• _Data provided_
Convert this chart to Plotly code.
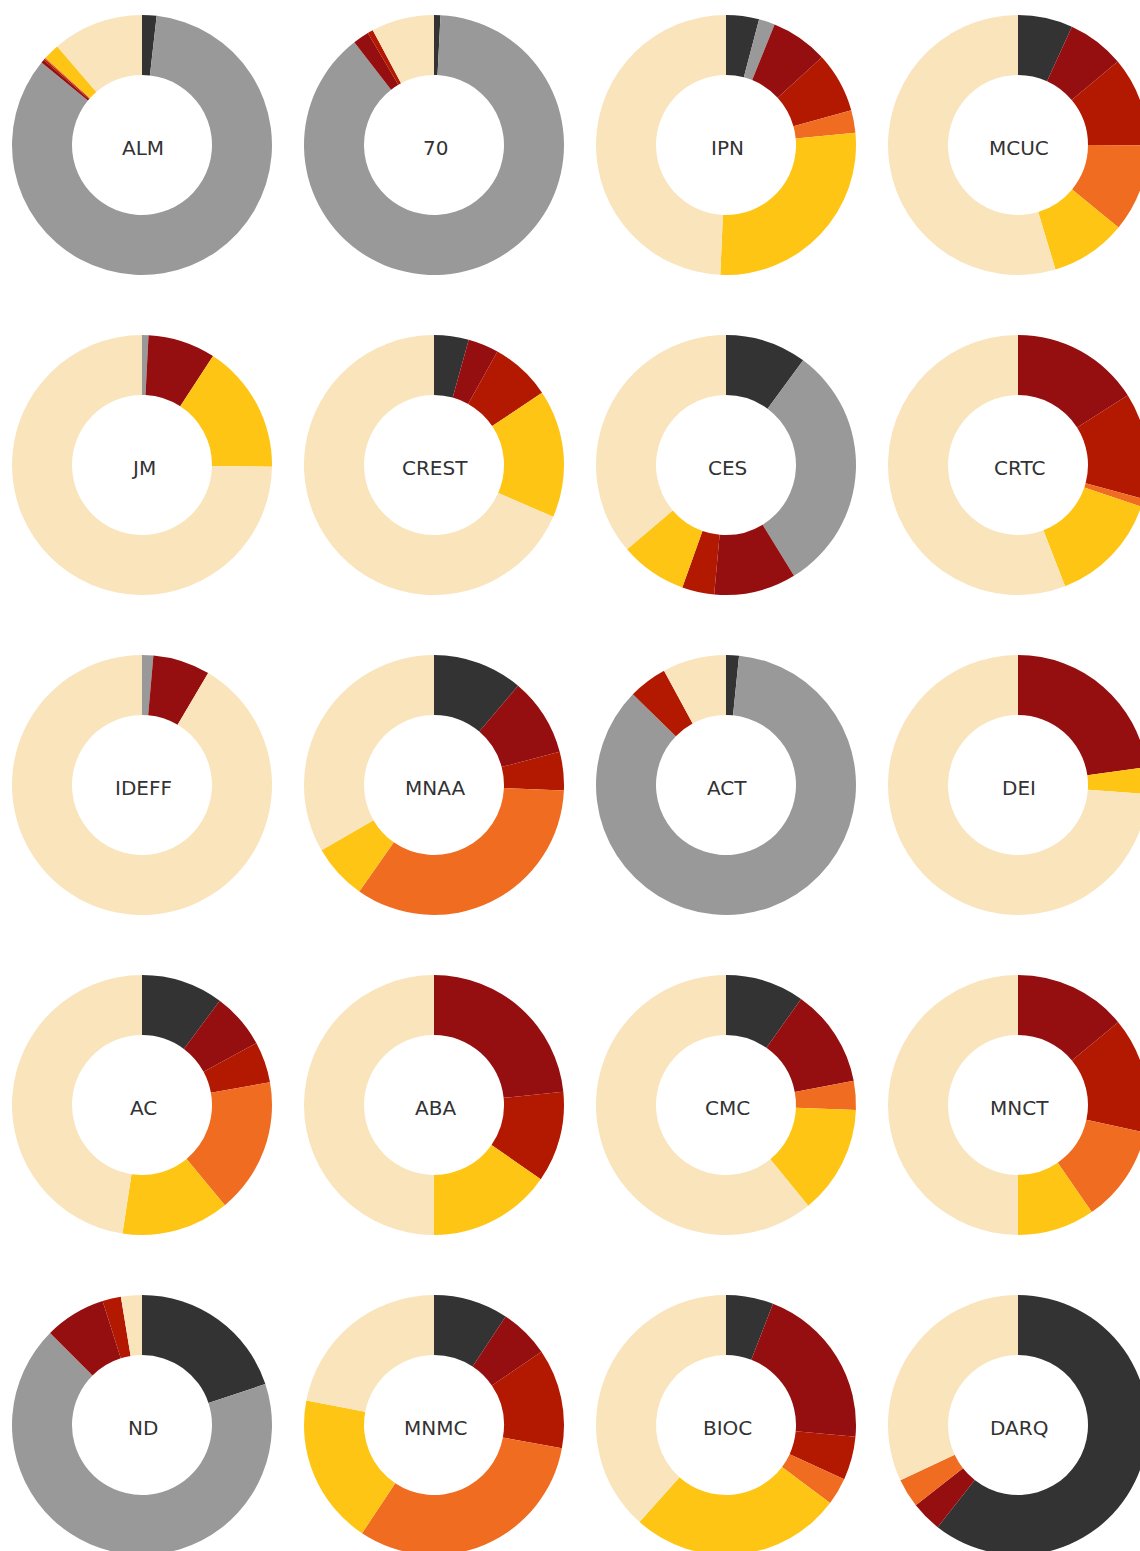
import plotly.graph_objects as go

# Donut labels, in reading order (4 per row)
names = ["ALM", "70", "IPN", "MCUC",
         "JM", "CREST", "CES", "CRTC",
         "IDEFF", "MNAA", "ACT", "DEI",
         "AC", "ABA", "CMC", "MNCT",
         "ND", "MNMC", "BIOC", "DARQ"]

# Segment categories, drawn clockwise from 12 o'clock
segments = ["G1", "G2", "G3", "G4", "G5", "G6", "G7"]

# Share (%) of each segment, one entry per donut
g1 = [1.8, 0.8, 4.1, 6.8, 0.0, 4.3, 10.1, 0.0, 0.0, 11.2, 1.6, 0.0, 10.2, 0.0, 9.8, 0.0, 19.9, 9.3, 5.9, 60.6]
g2 = [84.1, 88.7, 2.0, 0.0, 0.8, 0.0, 31.1, 0.0, 1.4, 0.0, 85.6, 0.0, 0.0, 0.0, 0.0, 0.0, 67.6, 0.0, 0.0, 0.0]
g3 = [0.4, 2.0, 7.1, 7.1, 8.4, 3.8, 10.2, 16.0, 7.1, 9.7, 0.0, 22.8, 6.9, 23.4, 12.2, 14.0, 7.6, 6.2, 20.6, 3.8]
g4 = [0.2, 0.7, 7.5, 11.1, 0.0, 7.5, 4.0, 13.2, 0.0, 4.8, 4.8, 0.0, 5.1, 11.3, 0.0, 14.4, 2.3, 12.4, 5.4, 0.0]
g5 = [0.15, 0.0, 2.8, 10.9, 0.0, 0.0, 0.0, 1.0, 0.0, 34.1, 0.0, 0.0, 16.8, 0.0, 3.6, 12.0, 0.0, 31.5, 3.4, 3.6]
g6 = [2.0, 0.0, 27.2, 9.4, 16.0, 15.9, 8.3, 13.9, 0.0, 6.9, 0.0, 3.3, 13.4, 15.4, 13.5, 9.6, 0.0, 18.7, 26.4, 0.0]
g7 = [11.3, 7.8, 49.3, 54.6, 74.8, 68.4, 36.2, 55.9, 91.5, 33.4, 7.9, 73.9, 47.6, 50.0, 60.9, 50.0, 2.6, 22.0, 38.5, 32.0]

colors = ["#333333", "#999999", "#960f10", "#b31800", "#ef6c21", "#fec515", "#f9e4bc"]

# Page geometry (px)
W, H = 1160, 1560
col_x = [142, 434, 726, 1018]
row_y = [145, 465, 785, 1105, 1425]
R = 130
HOLE = 70 / 130

fig = go.Figure()
series = [g1, g2, g3, g4, g5, g6, g7]
for i, name in enumerate(names):
    cx = col_x[i % 4]
    cy = row_y[i // 4]
    vals = [s[i] for s in series]
    fig.add_trace(go.Pie(
        labels=segments,
        values=vals,
        sort=False,
        direction="clockwise",
        rotation=0,
        hole=HOLE,
        marker=dict(colors=colors, line=dict(width=0)),
        textinfo="none",
        hoverinfo="label+percent",
        showlegend=False,
        domain=dict(x=[(cx - R) / W, (cx + R) / W],
                    y=[1 - (cy + R) / H, 1 - (cy - R) / H]),
    ))
    # centre label inside the hole
    fig.add_annotation(
        x=cx / W, y=1 - cy / H, xref="paper", yref="paper",
        text=name, showarrow=False, xanchor="center", yanchor="middle",
        yshift=-3, xshift=1,
        font=dict(family="DejaVu Sans", size=20, color="#333333"),
    )

fig.update_layout(
    width=W,
    height=H,
    margin=dict(l=0, r=0, t=0, b=0),
    paper_bgcolor="white",
    plot_bgcolor="white",
)

fig.write_html(
    "out.html",
    post_script="document.body.style.margin='0';document.body.style.overflow='hidden';",
)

• _Objective_
Quote the material in full and exactly; do not carry over its pictures.

• _Completed exercise_
Convert this chart to Plotly code.
import plotly.graph_objects as go

# Donut labels, in reading order (4 per row)
names = ["ALM", "70", "IPN", "MCUC",
         "JM", "CREST", "CES", "CRTC",
         "IDEFF", "MNAA", "ACT", "DEI",
         "AC", "ABA", "CMC", "MNCT",
         "ND", "MNMC", "BIOC", "DARQ"]

# Segment categories, drawn clockwise from 12 o'clock
segments = ["G1", "G2", "G3", "G4", "G5", "G6", "G7"]

# Share (%) of each segment, one entry per donut
g1 = [1.8, 0.8, 4.1, 6.8, 0.0, 4.3, 10.1, 0.0, 0.0, 11.2, 1.6, 0.0, 10.2, 0.0, 9.8, 0.0, 19.9, 9.3, 5.9, 60.6]
g2 = [84.1, 88.7, 2.0, 0.0, 0.8, 0.0, 31.1, 0.0, 1.4, 0.0, 85.6, 0.0, 0.0, 0.0, 0.0, 0.0, 67.6, 0.0, 0.0, 0.0]
g3 = [0.4, 2.0, 7.1, 7.1, 8.4, 3.8, 10.2, 16.0, 7.1, 9.7, 0.0, 22.8, 6.9, 23.4, 12.2, 14.0, 7.6, 6.2, 20.6, 3.8]
g4 = [0.2, 0.7, 7.5, 11.1, 0.0, 7.5, 4.0, 13.2, 0.0, 4.8, 4.8, 0.0, 5.1, 11.3, 0.0, 14.4, 2.3, 12.4, 5.4, 0.0]
g5 = [0.15, 0.0, 2.8, 10.9, 0.0, 0.0, 0.0, 1.0, 0.0, 34.1, 0.0, 0.0, 16.8, 0.0, 3.6, 12.0, 0.0, 31.5, 3.4, 3.6]
g6 = [2.0, 0.0, 27.2, 9.4, 16.0, 15.9, 8.3, 13.9, 0.0, 6.9, 0.0, 3.3, 13.4, 15.4, 13.5, 9.6, 0.0, 18.7, 26.4, 0.0]
g7 = [11.3, 7.8, 49.3, 54.6, 74.8, 68.4, 36.2, 55.9, 91.5, 33.4, 7.9, 73.9, 47.6, 50.0, 60.9, 50.0, 2.6, 22.0, 38.5, 32.0]

colors = ["#333333", "#999999", "#960f10", "#b31800", "#ef6c21", "#fec515", "#f9e4bc"]

# Page geometry (px)
W, H = 1160, 1560
col_x = [142, 434, 726, 1018]
row_y = [145, 465, 785, 1105, 1425]
R = 130
HOLE = 70 / 130

fig = go.Figure()
series = [g1, g2, g3, g4, g5, g6, g7]
for i, name in enumerate(names):
    cx = col_x[i % 4]
    cy = row_y[i // 4]
    vals = [s[i] for s in series]
    fig.add_trace(go.Pie(
        labels=segments,
        values=vals,
        sort=False,
        direction="clockwise",
        rotation=0,
        hole=HOLE,
        marker=dict(colors=colors, line=dict(width=0)),
        textinfo="none",
        hoverinfo="label+percent",
        showlegend=False,
        domain=dict(x=[(cx - R) / W, (cx + R) / W],
                    y=[1 - (cy + R) / H, 1 - (cy - R) / H]),
    ))
    # centre label inside the hole
    fig.add_annotation(
        x=cx / W, y=1 - cy / H, xref="paper", yref="paper",
        text=name, showarrow=False, xanchor="center", yanchor="middle",
        yshift=-3, xshift=1,
        font=dict(family="DejaVu Sans", size=20, color="#333333"),
    )

fig.update_layout(
    width=W,
    height=H,
    margin=dict(l=0, r=0, t=0, b=0),
    paper_bgcolor="white",
    plot_bgcolor="white",
)

fig.write_html(
    "out.html",
    post_script="document.body.style.margin='0';document.body.style.overflow='hidden';",
)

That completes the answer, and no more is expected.